▶ [DATASET EXTRACT]

━━━

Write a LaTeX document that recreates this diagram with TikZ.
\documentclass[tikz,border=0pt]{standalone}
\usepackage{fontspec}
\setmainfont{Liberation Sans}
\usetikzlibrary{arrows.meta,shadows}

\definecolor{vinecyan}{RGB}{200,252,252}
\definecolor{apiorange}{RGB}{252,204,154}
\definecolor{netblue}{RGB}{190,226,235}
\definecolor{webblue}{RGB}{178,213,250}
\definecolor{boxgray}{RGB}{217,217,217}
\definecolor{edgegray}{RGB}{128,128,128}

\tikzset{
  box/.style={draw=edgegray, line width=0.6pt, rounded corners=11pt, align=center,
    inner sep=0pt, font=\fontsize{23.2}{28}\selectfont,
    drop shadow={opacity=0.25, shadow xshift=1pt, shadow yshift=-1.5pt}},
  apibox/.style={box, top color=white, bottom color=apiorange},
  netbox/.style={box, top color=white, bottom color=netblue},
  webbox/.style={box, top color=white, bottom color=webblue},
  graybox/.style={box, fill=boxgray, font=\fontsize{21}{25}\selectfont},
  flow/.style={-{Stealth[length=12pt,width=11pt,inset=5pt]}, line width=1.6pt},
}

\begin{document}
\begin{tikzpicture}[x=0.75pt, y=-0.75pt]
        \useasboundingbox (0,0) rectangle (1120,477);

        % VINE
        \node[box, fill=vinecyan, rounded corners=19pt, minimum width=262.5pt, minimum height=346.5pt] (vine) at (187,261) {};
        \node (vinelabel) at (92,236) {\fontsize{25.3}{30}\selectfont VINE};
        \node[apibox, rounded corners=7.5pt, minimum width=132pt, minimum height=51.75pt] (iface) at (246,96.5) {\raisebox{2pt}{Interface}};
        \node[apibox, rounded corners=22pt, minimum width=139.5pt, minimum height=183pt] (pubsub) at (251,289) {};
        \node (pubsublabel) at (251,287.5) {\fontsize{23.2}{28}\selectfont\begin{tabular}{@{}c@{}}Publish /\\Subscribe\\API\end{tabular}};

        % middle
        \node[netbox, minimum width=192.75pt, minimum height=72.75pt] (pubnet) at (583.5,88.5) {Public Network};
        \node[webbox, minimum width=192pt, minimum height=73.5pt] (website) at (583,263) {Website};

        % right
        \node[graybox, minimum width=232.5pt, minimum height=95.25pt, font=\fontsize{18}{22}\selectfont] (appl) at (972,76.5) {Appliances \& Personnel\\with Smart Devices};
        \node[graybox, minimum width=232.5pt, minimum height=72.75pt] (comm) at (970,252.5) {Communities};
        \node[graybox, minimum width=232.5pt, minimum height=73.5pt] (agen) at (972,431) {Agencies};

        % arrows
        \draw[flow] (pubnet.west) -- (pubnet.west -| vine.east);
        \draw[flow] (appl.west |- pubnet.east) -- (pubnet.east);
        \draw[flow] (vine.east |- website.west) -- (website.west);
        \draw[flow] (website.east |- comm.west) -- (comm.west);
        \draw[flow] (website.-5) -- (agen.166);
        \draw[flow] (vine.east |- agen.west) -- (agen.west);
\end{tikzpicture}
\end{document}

━━━

▶ [GIVEN REQUEST]
Word for word, reproduce the listing above from its start up to and including the line that has "(pubsublabel) at (251,287.5)". Give only those lines.

▶ [EXERCISE RESULT]
Write a LaTeX document that recreates this diagram with TikZ.
\documentclass[tikz,border=0pt]{standalone}
\usepackage{fontspec}
\setmainfont{Liberation Sans}
\usetikzlibrary{arrows.meta,shadows}

\definecolor{vinecyan}{RGB}{200,252,252}
\definecolor{apiorange}{RGB}{252,204,154}
\definecolor{netblue}{RGB}{190,226,235}
\definecolor{webblue}{RGB}{178,213,250}
\definecolor{boxgray}{RGB}{217,217,217}
\definecolor{edgegray}{RGB}{128,128,128}

\tikzset{
  box/.style={draw=edgegray, line width=0.6pt, rounded corners=11pt, align=center,
    inner sep=0pt, font=\fontsize{23.2}{28}\selectfont,
    drop shadow={opacity=0.25, shadow xshift=1pt, shadow yshift=-1.5pt}},
  apibox/.style={box, top color=white, bottom color=apiorange},
  netbox/.style={box, top color=white, bottom color=netblue},
  webbox/.style={box, top color=white, bottom color=webblue},
  graybox/.style={box, fill=boxgray, font=\fontsize{21}{25}\selectfont},
  flow/.style={-{Stealth[length=12pt,width=11pt,inset=5pt]}, line width=1.6pt},
}

\begin{document}
\begin{tikzpicture}[x=0.75pt, y=-0.75pt]
        \useasboundingbox (0,0) rectangle (1120,477);

        % VINE
        \node[box, fill=vinecyan, rounded corners=19pt, minimum width=262.5pt, minimum height=346.5pt] (vine) at (187,261) {};
        \node (vinelabel) at (92,236) {\fontsize{25.3}{30}\selectfont VINE};
        \node[apibox, rounded corners=7.5pt, minimum width=132pt, minimum height=51.75pt] (iface) at (246,96.5) {\raisebox{2pt}{Interface}};
        \node[apibox, rounded corners=22pt, minimum width=139.5pt, minimum height=183pt] (pubsub) at (251,289) {};
        \node (pubsublabel) at (251,287.5) {\fontsize{23.2}{28}\selectfont\begin{tabular}{@{}c@{}}Publish /\\Subscribe\\API\end{tabular}};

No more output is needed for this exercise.